The reforms do mean that some working parents needing child care are better off but it comes at the price of an indexation freeze for two years in the base rate and maximum payment rates for family payments.

Malcolm then bravely claimed “We don’t talk about infrastructure: we’re getting it built. Whether it’s Snowy Hydro; whether it’s the inland rail; whether it is one big infrastructure project after another, we’re getting on with it.”

We are spending $29 million on a feasibility study for Snowy-Hydro and they haven’t even decided the route for the inland rail yet so Malcolm is engaging in premature congratulation.

Danny Price, an energy economist and former adviser to Malcolm Turnbull, said Snowy 2.0 would use 30 per cent more electricity pumping water up a hill than it generated by letting it flow down the hill and put “a massive load on the system, equivalent to a large aluminium smelter”.

“When announcing Snowy 2.0, it was said that water will be pumped up the hill using surplus renewable supply. However, it will be many, many years before that is true. In the meantime the largest beneficiary of Snowy 2.0 will be base-load, coal-fired generation. The truth of the matter is that Snowy 2.0 breathes new life into coal.”

Malcolm then went to the Coalition safe place.

“What about the way in which we’ve taken one step after another to ensure that Australians are protected against terrorism?”

One could argue that Howard’s decision to invade Iraq, along with the Liberal Party’s deliberate decision to capitalise on the electorate’s growing concerns about “Muslim immigration”, “Muslims in Australia” and the “inability” of Muslim migrants to integrate, added to the threat rather than alleviating it. They have been warned time and again to stop alienating the Muslim community who are the actual ones keeping us safe.
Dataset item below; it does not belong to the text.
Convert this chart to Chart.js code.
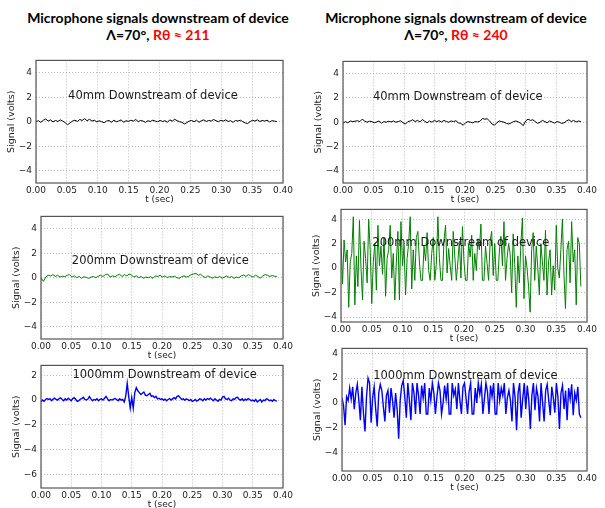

Malcolm confidently stated that “Every one of our policies will deliver more investment and more employment,” but they claimed the same thing with the abolition of the carbon and mining taxes and the introduction of the free trade agreements, none of which lived up to the promises. The government’s own modelling shows that, by 2035, the three FTAs with China, Japan and Korea will have produced an estimated total of 5434 additional jobs.

If that was the best Turnbull could come up with, it’s no wonder he has decided his campaign strategy is to say “Labor is running an anti-business, anti-investment, anti-jobs, politics of envy campaign, which will only set us back.”

In the absence of any real achievement or credible policy, empty attack is back.